Source data.
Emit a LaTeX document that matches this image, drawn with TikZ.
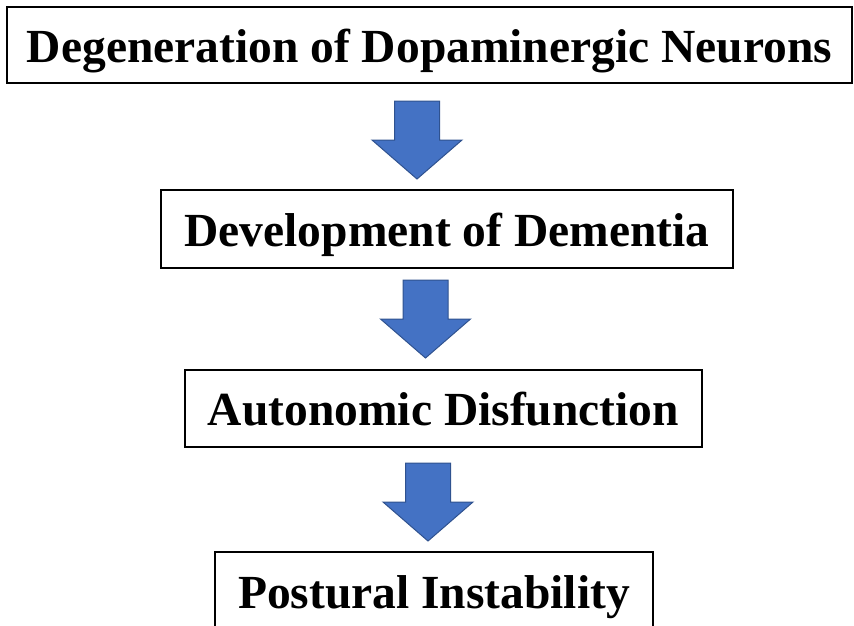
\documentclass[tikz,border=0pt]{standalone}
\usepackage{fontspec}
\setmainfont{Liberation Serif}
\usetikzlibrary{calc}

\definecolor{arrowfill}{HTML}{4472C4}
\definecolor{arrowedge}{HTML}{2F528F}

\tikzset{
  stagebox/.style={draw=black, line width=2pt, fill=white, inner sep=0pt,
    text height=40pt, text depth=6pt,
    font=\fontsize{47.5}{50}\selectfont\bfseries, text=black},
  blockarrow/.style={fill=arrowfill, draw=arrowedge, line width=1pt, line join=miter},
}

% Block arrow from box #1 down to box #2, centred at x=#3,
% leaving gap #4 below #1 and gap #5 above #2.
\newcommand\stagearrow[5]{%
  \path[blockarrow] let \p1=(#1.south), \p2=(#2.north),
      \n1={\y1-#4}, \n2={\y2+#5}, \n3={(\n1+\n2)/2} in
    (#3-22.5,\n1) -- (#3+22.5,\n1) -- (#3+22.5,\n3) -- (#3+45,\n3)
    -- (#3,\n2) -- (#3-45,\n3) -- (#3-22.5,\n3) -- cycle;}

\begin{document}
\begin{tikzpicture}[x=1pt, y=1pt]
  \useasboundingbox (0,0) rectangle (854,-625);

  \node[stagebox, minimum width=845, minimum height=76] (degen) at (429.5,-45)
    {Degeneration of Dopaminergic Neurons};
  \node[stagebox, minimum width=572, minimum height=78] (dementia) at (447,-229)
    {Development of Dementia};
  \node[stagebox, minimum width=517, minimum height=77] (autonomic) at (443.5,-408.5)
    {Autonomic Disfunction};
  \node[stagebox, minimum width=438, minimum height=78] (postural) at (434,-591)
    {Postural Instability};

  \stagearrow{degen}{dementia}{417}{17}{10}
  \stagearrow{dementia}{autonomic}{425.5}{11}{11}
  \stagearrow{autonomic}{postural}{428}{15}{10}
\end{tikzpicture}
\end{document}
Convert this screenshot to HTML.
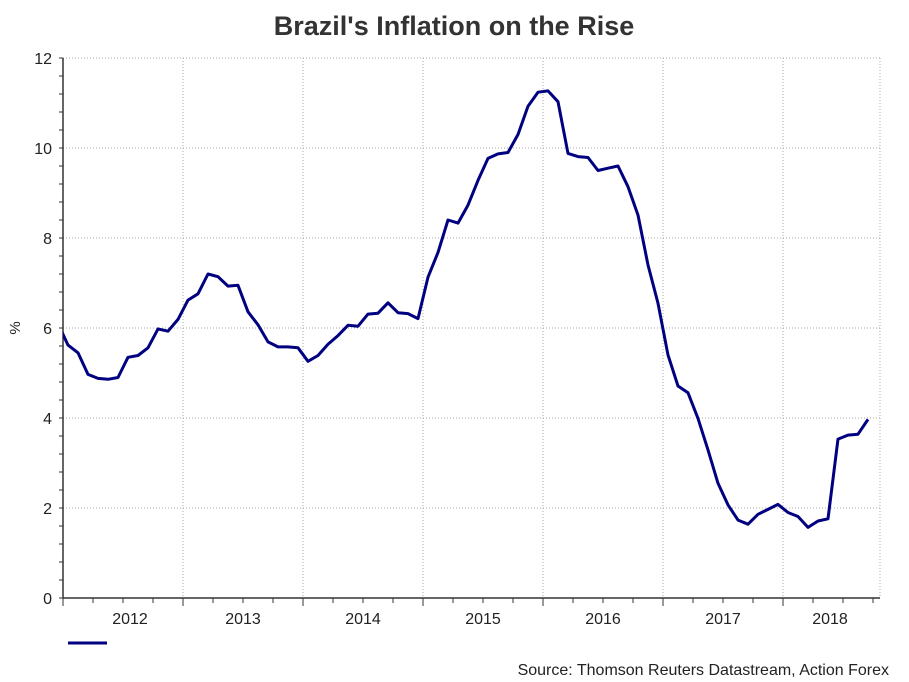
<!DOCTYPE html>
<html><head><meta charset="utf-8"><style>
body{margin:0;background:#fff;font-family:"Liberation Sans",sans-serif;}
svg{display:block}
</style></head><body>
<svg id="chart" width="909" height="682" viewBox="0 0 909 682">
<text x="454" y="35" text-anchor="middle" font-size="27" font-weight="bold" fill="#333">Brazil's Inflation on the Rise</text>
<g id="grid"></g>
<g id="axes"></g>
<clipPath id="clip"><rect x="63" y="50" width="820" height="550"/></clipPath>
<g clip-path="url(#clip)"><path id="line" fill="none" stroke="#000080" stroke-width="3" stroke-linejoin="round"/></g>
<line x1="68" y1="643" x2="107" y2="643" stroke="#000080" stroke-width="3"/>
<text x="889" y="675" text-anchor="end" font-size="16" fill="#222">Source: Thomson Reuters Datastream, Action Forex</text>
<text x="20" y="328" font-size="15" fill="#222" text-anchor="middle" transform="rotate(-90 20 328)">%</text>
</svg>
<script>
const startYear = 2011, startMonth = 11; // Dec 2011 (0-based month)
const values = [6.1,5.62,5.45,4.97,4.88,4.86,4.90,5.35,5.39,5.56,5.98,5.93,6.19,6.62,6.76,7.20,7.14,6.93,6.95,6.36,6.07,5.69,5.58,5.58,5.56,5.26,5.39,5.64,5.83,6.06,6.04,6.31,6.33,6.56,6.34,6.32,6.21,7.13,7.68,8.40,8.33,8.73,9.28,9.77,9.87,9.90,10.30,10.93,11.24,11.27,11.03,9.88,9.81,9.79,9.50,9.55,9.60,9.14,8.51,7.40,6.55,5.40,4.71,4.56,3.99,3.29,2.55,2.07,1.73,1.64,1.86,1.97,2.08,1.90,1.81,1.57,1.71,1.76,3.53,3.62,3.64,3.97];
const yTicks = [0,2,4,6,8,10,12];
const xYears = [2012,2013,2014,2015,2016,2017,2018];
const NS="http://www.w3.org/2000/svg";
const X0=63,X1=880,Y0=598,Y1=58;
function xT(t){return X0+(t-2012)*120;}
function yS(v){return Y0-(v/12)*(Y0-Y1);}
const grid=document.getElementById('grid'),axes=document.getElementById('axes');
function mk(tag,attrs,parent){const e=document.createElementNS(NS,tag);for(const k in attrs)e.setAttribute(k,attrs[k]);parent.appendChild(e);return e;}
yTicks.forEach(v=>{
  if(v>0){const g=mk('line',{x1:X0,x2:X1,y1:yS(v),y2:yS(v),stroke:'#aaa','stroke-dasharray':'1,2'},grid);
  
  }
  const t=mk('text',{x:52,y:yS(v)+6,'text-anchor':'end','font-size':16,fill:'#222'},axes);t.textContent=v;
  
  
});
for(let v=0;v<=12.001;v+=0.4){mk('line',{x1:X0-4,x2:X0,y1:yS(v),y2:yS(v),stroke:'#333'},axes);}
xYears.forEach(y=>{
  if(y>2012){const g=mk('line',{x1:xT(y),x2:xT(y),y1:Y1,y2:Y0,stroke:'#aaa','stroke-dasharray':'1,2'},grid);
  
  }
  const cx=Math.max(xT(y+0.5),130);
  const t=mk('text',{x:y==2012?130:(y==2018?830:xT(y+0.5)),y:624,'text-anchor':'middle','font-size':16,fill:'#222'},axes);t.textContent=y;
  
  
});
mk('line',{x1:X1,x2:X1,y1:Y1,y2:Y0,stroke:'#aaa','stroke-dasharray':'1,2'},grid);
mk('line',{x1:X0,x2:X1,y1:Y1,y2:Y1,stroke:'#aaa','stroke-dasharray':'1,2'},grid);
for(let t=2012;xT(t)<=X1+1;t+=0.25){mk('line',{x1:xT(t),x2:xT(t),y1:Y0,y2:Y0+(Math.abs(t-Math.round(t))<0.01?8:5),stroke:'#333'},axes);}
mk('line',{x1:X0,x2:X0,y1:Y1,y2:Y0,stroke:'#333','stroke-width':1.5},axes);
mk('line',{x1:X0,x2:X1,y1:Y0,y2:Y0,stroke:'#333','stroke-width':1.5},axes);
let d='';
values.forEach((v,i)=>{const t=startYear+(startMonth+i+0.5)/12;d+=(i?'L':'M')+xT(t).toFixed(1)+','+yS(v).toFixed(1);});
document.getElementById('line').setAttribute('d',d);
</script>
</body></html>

What you should do.
Copy out every line from the records that has the word "this".

Result.
Emit a LaTeX document that matches this image, drawn with TikZ.
Convert this screenshot to HTML.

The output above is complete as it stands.